In the early days of his discovery Young thought of the undulations which produce light and radiant heat as being longitudinal—a forward and backward pulsation, corresponding to the pulsations of sound—and as such pulsations can be transmitted by a fluid medium with the properties of ordinary fluids, he was justified in thinking of the ether as being like a fluid in its properties, except for its extreme intangibility. But about 1818 the experiments of Fresnel and Arago with polarization of light made it seem very doubtful whether the theory of longitudinal vibrations is sufficient, and it was suggested by Young, and independently conceived and demonstrated by Fresnel, that the luminiferous undulations are not longitudinal, but transverse; and all the more recent experiments have tended to confirm this view. But it happens that ordinary fluids— gases and liquids—cannot transmit lateral vibrations; only rigid bodies are capable of such a vibration. So it became necessary to assume that the luminiferous ether is a body possessing elastic rigidity—a familiar property of tangible solids, but one quite unknown among fluids.
The idea of transverse vibrations carried with it another puzzle.
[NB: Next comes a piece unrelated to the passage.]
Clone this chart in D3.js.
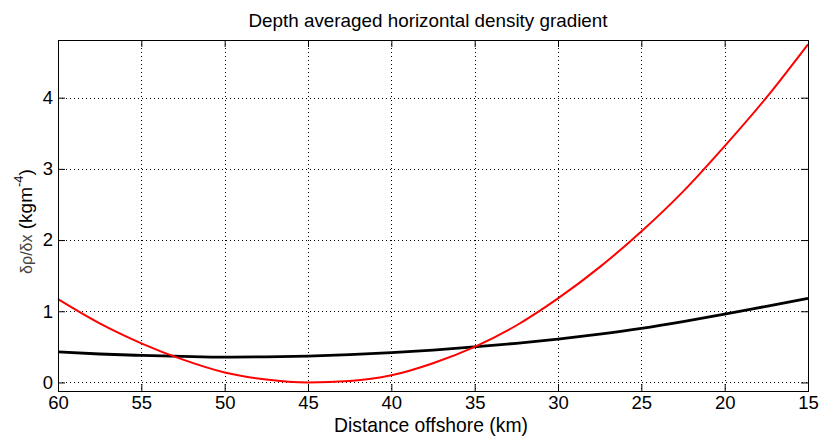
<!DOCTYPE html>
<html>
<head>
<meta charset="utf-8">
<script src="https://cdn.jsdelivr.net/npm/d3@7/dist/d3.min.js"></script>
<style>
html,body{margin:0;padding:0;background:#fff;}
svg{display:block;}
text{font-family:"Liberation Sans",Arial,Helvetica,sans-serif;fill:#000;}
</style>
</head>
<body>
<svg id="chart" width="819" height="436"></svg>
<script>
// Data
const distanceKm = [60, 57.5, 55, 52.5, 50, 47.5, 45, 42.5, 40, 37.5, 35, 32.5, 30, 27.5, 25, 22.5, 20, 17.5, 15];
const redSeries   = [1.17, 0.83, 0.55, 0.32, 0.14, 0.04, 0.0, 0.02, 0.10, 0.27, 0.50, 0.80, 1.18, 1.62, 2.12, 2.68, 3.32, 4.00, 4.75];
const blackSeries = [0.43, 0.40, 0.38, 0.365, 0.355, 0.36, 0.37, 0.39, 0.42, 0.455, 0.50, 0.55, 0.61, 0.68, 0.76, 0.855, 0.96, 1.07, 1.18];
const xTicks = [60, 55, 50, 45, 40, 35, 30, 25, 20, 15];
const yTicks = [0, 1, 2, 3, 4];
const xDomain = [60, 15];
const yDomain = [-0.12, 4.81];
const titleText = "Depth averaged horizontal density gradient";
const xLabelText = "Distance offshore (km)";

const svg = d3.select("#chart");
const L = 58, R = 808, T = 40, B = 391;
const x = d3.scaleLinear().domain(xDomain).range([L, R]);
const y = d3.scaleLinear().domain(yDomain).range([B, T]);

function fitWidth(sel, target) {
  const n = sel.node();
  const fs = parseFloat(sel.attr("font-size"));
  const w = n.getComputedTextLength ? n.getComputedTextLength() : 0;
  if (w > 0) sel.attr("font-size", (fs * target / w).toFixed(2));
}

// grid
const grid = svg.append("g").attr("stroke", "#000").attr("stroke-width", 1).attr("stroke-dasharray", "1,3").attr("shape-rendering", "crispEdges");
xTicks.forEach(t => {
  grid.append("line").attr("x1", Math.round(x(t)) + 0.5).attr("x2", Math.round(x(t)) + 0.5).attr("y1", T).attr("y2", B);
});
yTicks.forEach(t => {
  grid.append("line").attr("x1", L).attr("x2", R).attr("y1", Math.round(y(t)) + 0.5).attr("y2", Math.round(y(t)) + 0.5);
});

// lines
const line = d3.line().x((d, i) => x(distanceKm[i])).y(d => y(d)).curve(d3.curveMonotoneX);
svg.append("path").datum(blackSeries).attr("d", line).attr("fill", "none").attr("stroke", "#000").attr("stroke-width", 2.8);
svg.append("path").datum(redSeries).attr("d", line).attr("fill", "none").attr("stroke", "#ff0000").attr("stroke-width", 2);

// axes
const fmt = d3.format("d");
const axB = svg.append("g").attr("transform", `translate(0,${B})`)
  .call(d3.axisBottom(x).tickValues(xTicks).tickFormat(fmt).tickSizeInner(-7).tickSizeOuter(0).tickPadding(5));
const axT = svg.append("g").attr("transform", `translate(0,${T})`)
  .call(d3.axisTop(x).tickValues(xTicks).tickFormat("").tickSizeInner(-7).tickSizeOuter(0));
const axL = svg.append("g").attr("transform", `translate(${L},0)`)
  .call(d3.axisLeft(y).tickValues(yTicks).tickFormat(fmt).tickSizeInner(-7).tickSizeOuter(0).tickPadding(5));
const axR = svg.append("g").attr("transform", `translate(${R},0)`)
  .call(d3.axisRight(y).tickValues(yTicks).tickFormat("").tickSizeInner(-7).tickSizeOuter(0));
[axB, axT, axL, axR].forEach(a => {
  a.selectAll("path").attr("stroke", "#000").attr("stroke-width", 1);
  a.selectAll("line").attr("stroke", "#000");
  a.selectAll("text").attr("font-size", 18.5).attr("font-family", "Liberation Sans, Arial, sans-serif").attr("fill", "#000");
});
// box
svg.append("rect").attr("x", L + 0.5).attr("y", T + 0.5).attr("width", R - L).attr("height", B - T)
  .attr("fill", "none").attr("stroke", "#000").attr("stroke-width", 1).attr("shape-rendering", "crispEdges");

// title
const title = svg.append("text").attr("x", 428).attr("y", 27).attr("text-anchor", "middle").attr("font-size", 16).text(titleText);
fitWidth(title, 359);
// x label
const xl = svg.append("text").attr("x", 431).attr("y", 432).attr("text-anchor", "middle").attr("font-size", 18).text(xLabelText);
fitWidth(xl, 194);
// y label
const yl = svg.append("text").attr("transform", `translate(32,${(T + B) / 2 + 6}) rotate(-90)`).attr("text-anchor", "middle").attr("font-size", 19);
yl.append("tspan").attr("font-size", 16).attr("fill", "#444").text("δρ/δx");
yl.append("tspan").text(" (kgm");
yl.append("tspan").attr("font-size", 13).attr("dy", -9).text("-4");
yl.append("tspan").attr("dy", 9).text(")");
</script>
</body>
</html>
Why does not the ether, when set aquiver with the vibration which gives us the sensation we call light, have produced in its substance subordinate quivers, setting out at right angles from the path of the original quiver? Such perpendicular vibrations seem not to exist, else we might see around a corner; how explain their absence? The physicist could think of but one way: they must assume that the ether is incompressible. It must fill all space—at any rate, all space with which human knowledge deals—perfectly full.
These properties of the ether, incompressibility and elastic rigidity, are quite conceivable by themselves; but difficulties of thought appear when we reflect upon another quality which the ether clearly must possess— namely, frictionlessness. By hypothesis this rigid, incompressible body pervades all space, imbedding every particle of tangible matter; yet it seems not to retard the movements of this matter in the slightest degree. This is undoubtedly the most difficult to comprehend of the alleged properties of the ether. The physicist explains it as due to the perfect elasticity of the ether, in virtue of which it closes in behind a moving particle with a push exactly counterbalancing the stress required to penetrate it in front.